**What needs to be done:**
Copy, from the entries below, each line where the word "this" can be found.

**Data listing:**
- - - - - - -

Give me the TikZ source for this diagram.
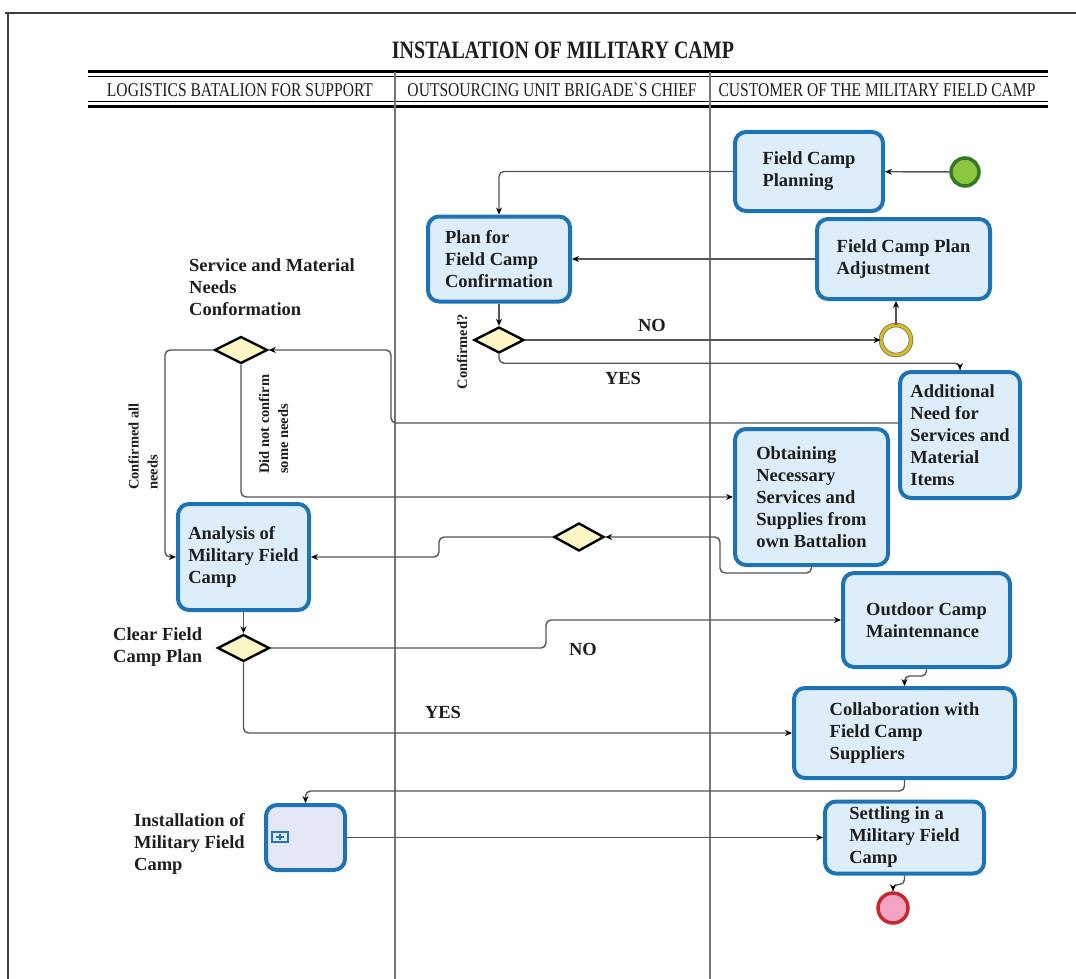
\documentclass[tikz,border=0pt]{standalone}
\usepackage{fontspec}
\setmainfont{Liberation Serif}
\newfontfamily\condfont[FakeStretch=0.8]{Liberation Serif}
\usepackage{xcolor}
\usepackage{tikz}
\usetikzlibrary{shapes.geometric,arrows.meta,positioning}
\definecolor{taskblue}{RGB}{30, 115, 180}
\definecolor{taskfill}{RGB}{221, 238, 250}
\definecolor{instfill}{RGB}{228, 232, 246}
\definecolor{flowgrey}{RGB}{85, 85, 85}
\definecolor{lanegrey}{RGB}{120, 120, 120}
\definecolor{gwfill}{RGB}{252, 246, 196}
\definecolor{startgreen}{RGB}{140, 198, 63}
\definecolor{startedge}{RGB}{55, 120, 35}
\definecolor{midyellow}{RGB}{215, 190, 30}
\definecolor{endpink}{RGB}{240, 165, 195}
\definecolor{endred}{RGB}{200, 40, 45}
\definecolor{inktext}{RGB}{30, 30, 30}
\newcommand\taskfont{\fontsize{18.5}{22}\selectfont\bfseries}
\newcommand\sidefont{\fontsize{14.5}{19}\selectfont\bfseries}

\begin{document}
\begin{tikzpicture}[x=1pt, y=-1pt, >={Stealth[length=7pt, width=6pt, color=black]},
    task/.style={draw=taskblue, line width=4, fill=taskfill, rounded corners=11,
        align=left, font=\taskfont, text=inktext, inner sep=4},
    gateway/.style={diamond, draw=black, line width=2.4, fill=gwfill, inner sep=0,
        minimum width=52, minimum height=27},
    flow/.style={->, draw=flowgrey, line width=1.4, rounded corners=5},
    lbl/.style={font=\taskfont, text=inktext, align=left, inner sep=0},
    sidelbl/.style={font=\sidefont, text=inktext, align=left, inner sep=0, rotate=90}]
    \useasboundingbox (0,0) rectangle (1076,979);

    % Frame
    \draw[line width=1.5, black!75] (5,13) -- (1076,13);
    \draw[line width=1.5, black!75] (8,13) -- (8,979);

    % Title and lane header
    \node[font=\condfont\bfseries\fontsize{25}{28}\selectfont, text=inktext] (title) at (563,50) {INSTALATION OF MILITARY CAMP};
    \draw[line width=3] (88,72) -- (1048,72);
    \draw[line width=1] (88,76.5) -- (1048,76.5);
    \draw[line width=1] (88,102) -- (1048,102);
    \draw[line width=3] (88,106.5) -- (1048,106.5);
    \draw[line width=1.5, lanegrey] (395,72) -- (395,979);
    \draw[line width=1.5, lanegrey] (710,72) -- (710,979);
    \node[font=\condfont\fontsize{19.5}{22}\selectfont, text=inktext] (laneone) at (240,90) {LOGISTICS BATALION FOR SUPPORT};
    \node[font=\condfont\fontsize{19.5}{22}\selectfont, text=inktext] (lanetwo) at (552,90) {OUTSOURCING UNIT BRIGADE`S CHIEF};
    \node[font=\condfont\fontsize{19.5}{22}\selectfont, text=inktext] (lanethree) at (877,90) {CUSTOMER OF THE MILITARY FIELD CAMP};

    % Tasks
    \node[task, minimum width=148, minimum height=79] (fcplan) at (809,171.5) {Field Camp\\Planning};
    \node[task, minimum width=142, minimum height=85] (plconf) at (499,259) {Plan for\\Field Camp\\Confirmation};
    \node[task, minimum width=173, minimum height=80] (adjust) at (903.5,259) {Field Camp Plan\\Adjustment};
    \node[task, minimum width=120, minimum height=126] (addneed) at (960,435) {Additional\\Need for\\Services and\\Material\\Items};
    \node[task, minimum width=153, minimum height=136] (obtain) at (811.5,497) {Obtaining\\Necessary\\Services and\\Supplies from\\own Battalion};
    \node[task, minimum width=131, minimum height=106] (analysis) at (243.5,557) {Analysis of\\Military Field\\Camp};
    \node[task, minimum width=167, minimum height=94] (outdoor) at (926.5,620) {Outdoor Camp\\Maintennance};
    \node[task, minimum width=221, minimum height=90] (collab) at (904.5,733) {Collaboration with\\Field Camp\\Suppliers};
    \node[task, fill=instfill, minimum width=79, minimum height=65] (install) at (305.5,837.5) {};
    \node[task, minimum width=159, minimum height=72, inner ysep=0] (settle) at (904.5,837.5) {Settling in a\\Military Field\\Camp};

    % Sub-process marker
    \draw[taskblue, line width=1.2] (272,832) rectangle (288,842);
    \draw[taskblue, line width=1.2] (276,837) -- (284,837) (280,834) -- (280,840);

    % Events
    \node[circle, draw=startedge, fill=startgreen, line width=3.5, minimum size=28, inner sep=0] (startev) at (965,172) {};
    \node[circle, draw=black!55, double=midyellow, double distance=3, fill=white, line width=0.8, minimum size=30, inner sep=0] (interev) at (896,340) {};
    \node[circle, draw=endred, fill=endpink, line width=3.5, minimum size=30, inner sep=0] (endev) at (893,908) {};

    % Gateways
    \node[gateway, minimum width=50, minimum height=26] (gwconf) at (499,340) {};
    \node[gateway, minimum width=53] (gwneeds) at (241,350) {};
    \node[gateway, minimum width=50, minimum height=28] (gwobtain) at (579,537) {};
    \node[gateway] (gwclear) at (243.5,648) {};

    % Bend points
    \coordinate (colleft) at (165,0);
    \coordinate (colmid) at (391,0);
    \coordinate (colgw) at (439,0);
    \coordinate (colno) at (546,0);
    \coordinate (obtbend) at (720,573);

    % Flows
    \draw[flow] (startev) -- (fcplan);
    \draw[flow] (fcplan.west) -| (plconf.north);
    \draw[flow] (plconf.south) -- (gwconf.north);
    \draw[flow] (gwconf.east) -- (interev.west);
    \draw[flow] (gwconf.south) -- ++(0,9) -| (addneed.north);
    \draw[flow] (interev.north) -- (interev.north |- adjust.south);
    \draw[flow] (adjust.west) -- (plconf.east);
    \draw[flow] ([yshift=12pt]addneed.west) -| (colmid |- gwneeds.east) -- (gwneeds.east);
    \draw[flow] (gwneeds.south) |- (obtain.west);
    \draw[flow] (gwneeds.west) -- (colleft |- gwneeds.west) |- (analysis.west);
    \draw[flow] (obtain.south) |- (obtbend) |- (gwobtain.east);
    \draw[flow] (gwobtain.west) -- (colgw |- gwobtain.west) |- (analysis.east);
    \draw[flow] (analysis.south) -- (gwclear.north);
    \draw[flow] (gwclear.east) -- (colno |- gwclear.east) |- (outdoor.west);
    \draw[flow] (gwclear.south) |- (collab.west);
    \draw[flow] (outdoor.south) -- ++(0,7) -| (collab.north);
    \draw[flow] (collab.south) -- ++(0,11) -| (install.north);
    \draw[flow] (install.east) -- (settle.west);
    \draw[flow] (settle.south) -- ++(0,9) -| (endev.north);

    % Labels
    \node[lbl, anchor=west] (needslbl) at (189,287) {Service and Material\\Needs\\Conformation};
    \node[lbl, anchor=west] (clearlbl) at (113,647.5) {Clear Field\\Camp Plan};
    \node[lbl, anchor=west] (instlbl) at (134,844) {Installation of\\Military Field\\Camp};
    \node[sidelbl] (conflbl) at (462,352) {Confirmed?};
    \node[sidelbl, anchor=west] (alllbl) at (143,490) {Confirmed all\\needs};
    \node[sidelbl, anchor=west] (somelbl) at (273.5,474) {Did not confirm\\some needs};
    \node[lbl] (nolbl) at (652,325) {NO};
    \node[lbl] (yeslbl) at (623,378) {YES};
    \node[lbl] (nolbltwo) at (583,649) {NO};
    \node[lbl] (yeslbltwo) at (443,712) {YES};
\end{tikzpicture}
\end{document}
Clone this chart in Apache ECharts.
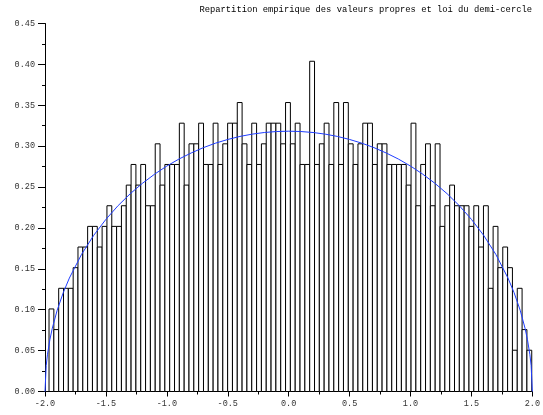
<!DOCTYPE html>
<html>
<head>
<meta charset="utf-8">
<script src="https://cdn.jsdelivr.net/npm/echarts@6/dist/echarts.min.js"></script>
<style>
  html, body { margin: 0; padding: 0; background: #fff; }
  #chart { width: 543px; height: 415px; }
</style>
</head>
<body>
<div id="chart"></div>
<script>
// histogram: eigenvalue counts in 100 equal bins between the extreme eigenvalues
const nEig = 1000;
const binMin = -1.967;
const binMax = 1.995;
const counts = [
  4, 3, 5, 5, 5, 6, 7, 7, 8, 8,
  7, 8, 9, 8, 8, 9, 10, 11, 10, 11,
  9, 9, 12, 10, 11, 11, 11, 13, 10, 12,
  12, 13, 11, 11, 13, 11, 12, 13, 13, 14,
  12, 11, 13, 11, 12, 13, 13, 13, 12, 14,
  12, 13, 11, 11, 16, 11, 12, 13, 11, 14,
  11, 14, 12, 11, 12, 13, 13, 11, 12, 12,
  11, 11, 11, 11, 10, 13, 9, 11, 12, 9,
  12, 8, 9, 10, 9, 9, 9, 8, 9, 7,
  9, 5, 8, 6, 7, 6, 2, 5, 3, 2,
];

// semicircle law, points
const curveX = [-2, -1.99, -1.98, -1.96, -1.94, -1.9, -1.85, -1.8, -1.7, -1.6, -1.5, -1.4, -1.3,
  -1.2, -1.1, -1.0, -0.9, -0.8, -0.7, -0.6, -0.5, -0.4, -0.3, -0.2, -0.1, 0,
  0.1, 0.2, 0.3, 0.4, 0.5, 0.6, 0.7, 0.8, 0.9, 1.0, 1.1, 1.2, 1.3, 1.4, 1.5,
  1.6, 1.7, 1.8, 1.85, 1.9, 1.94, 1.96, 1.98, 1.99, 2];
const curveY = [0, 0.0318, 0.0449, 0.0633, 0.0774, 0.0994, 0.1209, 0.1387, 0.1677, 0.1910, 0.2105, 0.2273, 0.2419,
  0.2546, 0.2658, 0.2757, 0.2843, 0.2917, 0.2982, 0.3037, 0.3082, 0.3119, 0.3147, 0.3167, 0.3179, 0.3183,
  0.3179, 0.3167, 0.3147, 0.3119, 0.3082, 0.3037, 0.2982, 0.2917, 0.2843, 0.2757, 0.2658, 0.2546, 0.2419, 0.2273, 0.2105,
  0.1910, 0.1677, 0.1387, 0.1209, 0.0994, 0.0774, 0.0633, 0.0449, 0.0318, 0];

const xTicks = { min: -2, max: 2, step: 0.5 };
const yTicks = { min: 0, max: 0.45, step: 0.05 };

const binW = (binMax - binMin) / counts.length;
const bars = counts.map((c, i) => [binMin + i * binW, binMin + (i + 1) * binW, c / (nEig * binW)]);
const curve = curveX.map((x, i) => [x, curveY[i]]);

const monoFont = '"Liberation Mono", "DejaVu Sans Mono", monospace';

const chart = echarts.init(document.getElementById('chart'));
chart.setOption({
  animation: false,
  title: {
    text: 'Repartition empirique des valeurs propres et loi du demi-cercle',
    right: 11,
    top: 5,
    padding: 0,
    textStyle: { fontFamily: monoFont, fontSize: 8.8, fontWeight: 'normal', color: '#000' },
  },
  grid: { left: 45, right: 10, top: 23.5, bottom: 23.5 },
  xAxis: {
    type: 'value',
    min: xTicks.min,
    max: xTicks.max,
    interval: xTicks.step,
    axisLine: { onZero: false, lineStyle: { color: '#000', width: 1 } },
    axisTick: { length: 5, lineStyle: { color: '#000' } },
    minorTick: { show: true, splitNumber: 2, length: 3, lineStyle: { color: '#000' } },
    splitLine: { show: false },
    axisLabel: {
      margin: 8,
      fontFamily: monoFont,
      fontSize: 8.5,
      color: '#333',
      formatter: (v) => v.toFixed(1),
    },
  },
  yAxis: {
    type: 'value',
    min: yTicks.min,
    max: yTicks.max,
    interval: yTicks.step,
    axisLine: { show: true, onZero: false, lineStyle: { color: '#000', width: 1 } },
    axisTick: { show: true, length: 7, lineStyle: { color: '#000' } },
    minorTick: { show: true, splitNumber: 2, length: 3, lineStyle: { color: '#000' } },
    splitLine: { show: false },
    axisLabel: {
      margin: 10,
      fontFamily: monoFont,
      fontSize: 8.5,
      color: '#333',
      formatter: (v) => v.toFixed(2),
    },
  },
  series: [
    {
      type: 'custom',
      data: bars,
      encode: { x: [0, 1], y: 2 },
      renderItem(params, api) {
        const p0 = api.coord([api.value(0), api.value(2)]);
        const p1 = api.coord([api.value(1), 0]);
        return {
          type: 'rect',
          shape: { x: p0[0], y: p0[1], width: p1[0] - p0[0], height: p1[1] - p0[1] },
          style: { fill: '#fff', stroke: '#000', lineWidth: 1 },
        };
      },
    },
    {
      type: 'line',
      data: curve,
      symbol: 'none',
      smooth: false,
      lineStyle: { color: '#1f3dff', width: 1 },
      z: 5,
    },
  ],
});
</script>
</body>
</html>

- - - - - - -

**Correct result:**
Give me the TikZ source for this diagram.
Clone this chart in Apache ECharts.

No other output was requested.